Commandment number eight tells us, “You shall not steal”. Rabbi Klein shows that stealing does not only imply taking someone else’s property. It also includes stealing ideas, and stealing the other person's identity. Rabbi Klein shows that God is the owner of all we possess and that therefore we must contribute to the community because that which we own is in the end not ours to keep. Even Bill Gates cannot live forever and therefore the rich owe the community part of what they have. Here we also comment that the eighth commandment supports the capitalist system because it implies that we own that which we earned. Earnings are only possible where private property exists and never in a police state where the government owns everything.

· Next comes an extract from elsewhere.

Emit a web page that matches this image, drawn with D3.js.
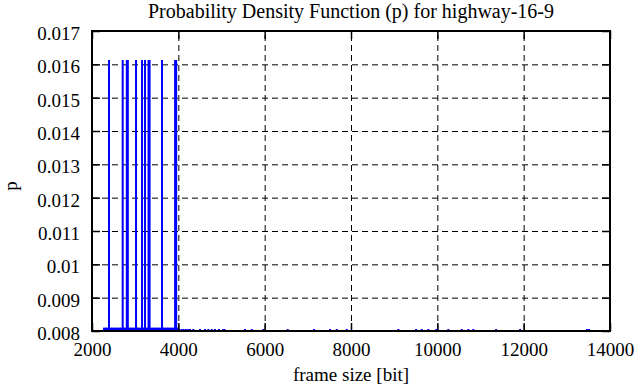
<!DOCTYPE html>
<html>
<head>
<meta charset="utf-8">
<script src="https://cdn.jsdelivr.net/npm/d3@7"></script>
<style>
  body { margin: 0; background: #fff; }
  svg text { font-family: "Liberation Serif", "Times New Roman", Times, serif; font-size: 19px; fill: #000; }
</style>
</head>
<body>
<svg id="chart" width="636" height="387"></svg>
<script>
// frame sizes (bit) with the big probability spikes
const spikeSizes = [2394, 2711, 2806, 2830, 3020, 3159, 3228, 3310, 3334, 3622, 3925, 3950];
const spikeP = [0.01613, 0.01613, 0.01613, 0.01613, 0.01613, 0.01613, 0.01613, 0.01613, 0.01613, 0.01613, 0.01613, 0.01613];

// the low stuff hugging the bottom axis
const lowSizes = [2290, 2330, 2380, 2430, 2480, 2530, 2580, 2630, 2680, 2730, 2780, 2830, 2880, 2930, 2980,
  3030, 3080, 3130, 3180, 3230, 3280, 3330, 3380, 3430, 3480, 3530, 3580, 3630, 3680, 3730, 3780, 3830,
  3880, 3930, 3975];
const lowP = 0.0081;
const tailSizes = [4020, 4070, 4120, 4170, 4220, 4270, 4347, 4502, 4618, 4695, 4773, 4850, 4943, 5040, 5070,
  5545, 5700, 5969, 6534, 7144, 7514, 7670, 7901, 9097, 9507, 9639, 9792, 9975, 10010, 10255, 10566,
  10719, 10835, 11361, 11917, 13462, 13515];
const tailP = 0.00806;

const xTicks = [2000, 4000, 6000, 8000, 10000, 12000, 14000];
const yTicks = [0.008, 0.009, 0.010, 0.011, 0.012, 0.013, 0.014, 0.015, 0.016, 0.017];
const yTickLabels = ["0.008", "0.009", "0.01", "0.011", "0.012", "0.013", "0.014", "0.015", "0.016", "0.017"];

const margin = { top: 31, right: 26, bottom: 56, left: 92 };
const width = 636 - margin.left - margin.right;
const height = 387 - margin.top - margin.bottom;

const svg = d3.select('#chart');
const g = svg.append('g').attr('transform', `translate(${margin.left},${margin.top})`);

const x = d3.scaleLinear().domain([2000, 14000]).range([0, width]);
const y = d3.scaleLinear().domain([0.008, 0.017]).range([height, 0]);

svg.append('defs').append('clipPath').attr('id', 'clip')
  .append('rect').attr('width', width).attr('height', height);

// dashed grid
const gridX = g.append('g')
  .attr('transform', `translate(0,${height})`)
  .call(d3.axisBottom(x).tickValues(xTicks.slice(1, -1)).tickSize(-height).tickFormat(''));
const gridY = g.append('g')
  .call(d3.axisLeft(y).tickValues(yTicks.slice(1, -1)).tickSize(-width).tickFormat(''));
[gridX, gridY].forEach(gr => {
  gr.select('.domain').remove();
  gr.selectAll('line').attr('stroke', '#000').attr('stroke-width', 1).attr('stroke-dasharray', '6,4');
});

// impulses
const marks = g.append('g').attr('clip-path', 'url(#clip)');

marks.selectAll('line.low')
  .data(lowSizes)
  .join('line')
  .attr('class', 'low')
  .attr('x1', d => x(d)).attr('x2', d => x(d))
  .attr('y1', y(0.008)).attr('y2', y(lowP))
  .attr('stroke', '#0000ff').attr('stroke-width', 3);

marks.selectAll('line.tail')
  .data(tailSizes)
  .join('line')
  .attr('class', 'tail')
  .attr('x1', d => x(d)).attr('x2', d => x(d))
  .attr('y1', y(0.008)).attr('y2', y(tailP))
  .attr('stroke', '#0000ff').attr('stroke-width', 2);

marks.selectAll('line.spike')
  .data(spikeSizes)
  .join('line')
  .attr('class', 'spike')
  .attr('x1', d => x(d)).attr('x2', d => x(d))
  .attr('y1', y(0.008)).attr('y2', (d, i) => y(spikeP[i]))
  .attr('stroke', '#0000ff').attr('stroke-width', 2);

// axes with inward ticks
const xAxis = g.append('g')
  .attr('transform', `translate(0,${height})`)
  .call(d3.axisBottom(x).tickValues(xTicks).tickSizeInner(-8).tickSizeOuter(0).tickFormat(d3.format('d')));
xAxis.selectAll('text').attr('y', 25).attr('dy', 0);

const yAxis = g.append('g')
  .call(d3.axisLeft(y).tickValues(yTicks).tickSizeInner(-8).tickSizeOuter(0).tickPadding(12)
    .tickFormat((d, i) => yTickLabels[i]));
yAxis.selectAll('text').attr('dy', '0.45em');

g.append('g')
  .attr('transform', `translate(${width},0)`)
  .call(d3.axisRight(y).tickValues(yTicks).tickSizeInner(-8).tickSizeOuter(0).tickFormat(''));
g.append('g')
  .call(d3.axisTop(x).tickValues(xTicks).tickSizeInner(-8).tickSizeOuter(0).tickFormat(''));

g.selectAll('.domain').remove();
g.selectAll('.tick line').filter(function () { return !this.getAttribute('stroke-dasharray'); })
  .attr('stroke', '#000').attr('stroke-width', 1.5);
g.selectAll('g').attr('font-family', null).attr('font-size', null);

// frame
g.append('rect')
  .attr('width', width).attr('height', height)
  .attr('fill', 'none').attr('stroke', '#000').attr('stroke-width', 2);

// titles
svg.append('text')
  .attr('x', margin.left + width / 2).attr('y', 18)
  .attr('text-anchor', 'middle')
  .style('font-size', '20px')
  .text('Probability Density Function (p) for highway-16-9');

svg.append('text')
  .attr('x', margin.left + width / 2).attr('y', 381)
  .attr('text-anchor', 'middle')
  .text('frame size [bit]');

svg.append('text')
  .attr('transform', 'translate(17,186) rotate(-90)')
  .attr('text-anchor', 'middle')
  .text('p');
</script>
</body>
</html>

“You shall not bear false witness against your neighbor.” That is the ninth commandment. Rabbi Klein comments that we Jews have been the victims of those who violate the 9th Commandment every day. The liars say that “the Jews have all the money.” The liars say that “the Jews control the world.” The liars say that “the Jews stole the land of the non-existent ‘Palestinians”. In short, the anti-Jewish haters have spent years and centuries bearing false witness against us. Even as we write these words, the Arab propagandists and their friend Kerry pretend that all the world’s ills come from Israel. Yet Israel, denounced by the so-called United Nations day after day, is the direct victim of their neighbors who bear false witness against us, the Children of Israel, day after day, in all the media available to them.
Finally, the tenth commandment teaches us not to be envious of the possessions of our neighbors. “You shall not covet.” Rabbi Klein gives numerous examples of envy and resentment against the possessions of others. Resentment against achievement is a common form of violation of the tenth commandment. I have repeatedly heard people claim that the author of numerous books” ….did not write 14 books, he wrote one book fourteen times.” Or, “he succeeded in business only because he is a crook,” etc. etc. Envy, jealousy, resentment, it is all forbidden us.
Rabbi Klein concludes his book with the hope that whole world will accept the Decalogue as a universal code. It hasn’t happened yet. The Muslim world is devoid of all that the Ten Commandments teach. Yet, there is hope that this Shavuot, on Wednesday and Thursday, May 26 and 27, we, who gave mankind the very basis of a decent life, will remember this most important day in the history of Israel and of mankind.